-- start Extracted records --

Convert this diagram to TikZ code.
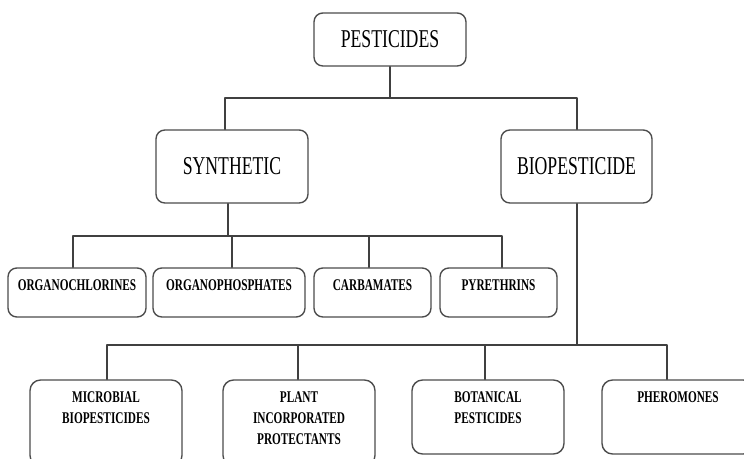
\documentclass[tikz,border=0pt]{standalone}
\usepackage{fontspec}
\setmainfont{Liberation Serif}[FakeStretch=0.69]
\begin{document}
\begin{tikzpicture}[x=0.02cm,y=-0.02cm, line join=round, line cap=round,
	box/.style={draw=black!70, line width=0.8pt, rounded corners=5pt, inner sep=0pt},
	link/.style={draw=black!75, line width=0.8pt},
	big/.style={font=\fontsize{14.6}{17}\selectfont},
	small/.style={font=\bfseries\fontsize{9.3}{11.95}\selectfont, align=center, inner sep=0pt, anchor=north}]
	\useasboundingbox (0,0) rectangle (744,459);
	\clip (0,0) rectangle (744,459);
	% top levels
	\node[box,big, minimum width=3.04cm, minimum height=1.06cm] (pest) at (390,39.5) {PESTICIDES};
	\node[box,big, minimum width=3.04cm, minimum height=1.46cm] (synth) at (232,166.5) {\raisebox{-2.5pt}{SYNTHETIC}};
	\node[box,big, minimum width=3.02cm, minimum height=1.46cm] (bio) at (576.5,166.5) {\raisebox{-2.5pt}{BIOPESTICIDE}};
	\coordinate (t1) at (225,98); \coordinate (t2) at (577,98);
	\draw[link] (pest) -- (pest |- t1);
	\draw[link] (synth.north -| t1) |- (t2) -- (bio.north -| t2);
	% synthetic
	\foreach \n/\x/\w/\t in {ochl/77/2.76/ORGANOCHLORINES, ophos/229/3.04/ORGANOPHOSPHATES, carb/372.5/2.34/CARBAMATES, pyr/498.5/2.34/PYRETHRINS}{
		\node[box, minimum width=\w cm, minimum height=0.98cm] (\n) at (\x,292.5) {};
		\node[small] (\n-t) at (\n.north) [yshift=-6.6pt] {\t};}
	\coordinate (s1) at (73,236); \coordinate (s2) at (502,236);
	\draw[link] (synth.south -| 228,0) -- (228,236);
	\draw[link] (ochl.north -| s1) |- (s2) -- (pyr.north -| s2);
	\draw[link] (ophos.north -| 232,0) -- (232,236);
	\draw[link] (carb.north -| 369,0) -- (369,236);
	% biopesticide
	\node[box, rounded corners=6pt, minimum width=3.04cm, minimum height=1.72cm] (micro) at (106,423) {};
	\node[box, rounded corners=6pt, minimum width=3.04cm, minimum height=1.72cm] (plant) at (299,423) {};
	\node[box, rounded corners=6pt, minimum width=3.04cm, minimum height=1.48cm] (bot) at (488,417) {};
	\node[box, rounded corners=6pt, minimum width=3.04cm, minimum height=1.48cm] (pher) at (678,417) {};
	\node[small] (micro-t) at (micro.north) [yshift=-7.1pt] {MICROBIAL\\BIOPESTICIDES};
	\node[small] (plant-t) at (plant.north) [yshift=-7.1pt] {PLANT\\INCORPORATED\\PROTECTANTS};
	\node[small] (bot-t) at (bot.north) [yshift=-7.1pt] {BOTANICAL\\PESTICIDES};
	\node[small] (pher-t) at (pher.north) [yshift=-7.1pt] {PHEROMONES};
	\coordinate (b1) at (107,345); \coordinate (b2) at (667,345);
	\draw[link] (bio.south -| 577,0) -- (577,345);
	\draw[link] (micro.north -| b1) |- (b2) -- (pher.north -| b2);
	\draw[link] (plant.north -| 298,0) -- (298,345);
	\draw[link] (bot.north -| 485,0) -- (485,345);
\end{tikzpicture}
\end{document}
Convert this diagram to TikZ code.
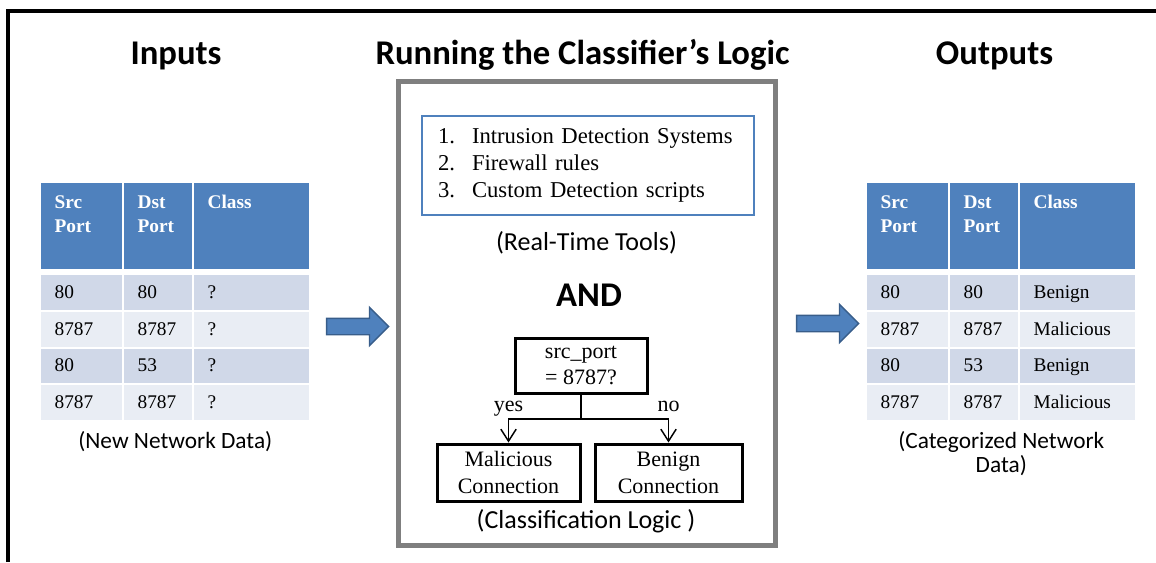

-- end Extracted records --

» Given request: Every record above should be written out again exactly; the pictures stay out of the copy.

» Expected answer:
Convert this diagram to TikZ code.
\documentclass[tikz,border=0pt]{standalone}
\usepackage{fontspec}
\setmainfont{Liberation Serif}[FakeStretch=0.69]
\begin{document}
\begin{tikzpicture}[x=0.02cm,y=-0.02cm, line join=round, line cap=round,
	box/.style={draw=black!70, line width=0.8pt, rounded corners=5pt, inner sep=0pt},
	link/.style={draw=black!75, line width=0.8pt},
	big/.style={font=\fontsize{14.6}{17}\selectfont},
	small/.style={font=\bfseries\fontsize{9.3}{11.95}\selectfont, align=center, inner sep=0pt, anchor=north}]
	\useasboundingbox (0,0) rectangle (744,459);
	\clip (0,0) rectangle (744,459);
	% top levels
	\node[box,big, minimum width=3.04cm, minimum height=1.06cm] (pest) at (390,39.5) {PESTICIDES};
	\node[box,big, minimum width=3.04cm, minimum height=1.46cm] (synth) at (232,166.5) {\raisebox{-2.5pt}{SYNTHETIC}};
	\node[box,big, minimum width=3.02cm, minimum height=1.46cm] (bio) at (576.5,166.5) {\raisebox{-2.5pt}{BIOPESTICIDE}};
	\coordinate (t1) at (225,98); \coordinate (t2) at (577,98);
	\draw[link] (pest) -- (pest |- t1);
	\draw[link] (synth.north -| t1) |- (t2) -- (bio.north -| t2);
	% synthetic
	\foreach \n/\x/\w/\t in {ochl/77/2.76/ORGANOCHLORINES, ophos/229/3.04/ORGANOPHOSPHATES, carb/372.5/2.34/CARBAMATES, pyr/498.5/2.34/PYRETHRINS}{
		\node[box, minimum width=\w cm, minimum height=0.98cm] (\n) at (\x,292.5) {};
		\node[small] (\n-t) at (\n.north) [yshift=-6.6pt] {\t};}
	\coordinate (s1) at (73,236); \coordinate (s2) at (502,236);
	\draw[link] (synth.south -| 228,0) -- (228,236);
	\draw[link] (ochl.north -| s1) |- (s2) -- (pyr.north -| s2);
	\draw[link] (ophos.north -| 232,0) -- (232,236);
	\draw[link] (carb.north -| 369,0) -- (369,236);
	% biopesticide
	\node[box, rounded corners=6pt, minimum width=3.04cm, minimum height=1.72cm] (micro) at (106,423) {};
	\node[box, rounded corners=6pt, minimum width=3.04cm, minimum height=1.72cm] (plant) at (299,423) {};
	\node[box, rounded corners=6pt, minimum width=3.04cm, minimum height=1.48cm] (bot) at (488,417) {};
	\node[box, rounded corners=6pt, minimum width=3.04cm, minimum height=1.48cm] (pher) at (678,417) {};
	\node[small] (micro-t) at (micro.north) [yshift=-7.1pt] {MICROBIAL\\BIOPESTICIDES};
	\node[small] (plant-t) at (plant.north) [yshift=-7.1pt] {PLANT\\INCORPORATED\\PROTECTANTS};
	\node[small] (bot-t) at (bot.north) [yshift=-7.1pt] {BOTANICAL\\PESTICIDES};
	\node[small] (pher-t) at (pher.north) [yshift=-7.1pt] {PHEROMONES};
	\coordinate (b1) at (107,345); \coordinate (b2) at (667,345);
	\draw[link] (bio.south -| 577,0) -- (577,345);
	\draw[link] (micro.north -| b1) |- (b2) -- (pher.north -| b2);
	\draw[link] (plant.north -| 298,0) -- (298,345);
	\draw[link] (bot.north -| 485,0) -- (485,345);
\end{tikzpicture}
\end{document}
Convert this diagram to TikZ code.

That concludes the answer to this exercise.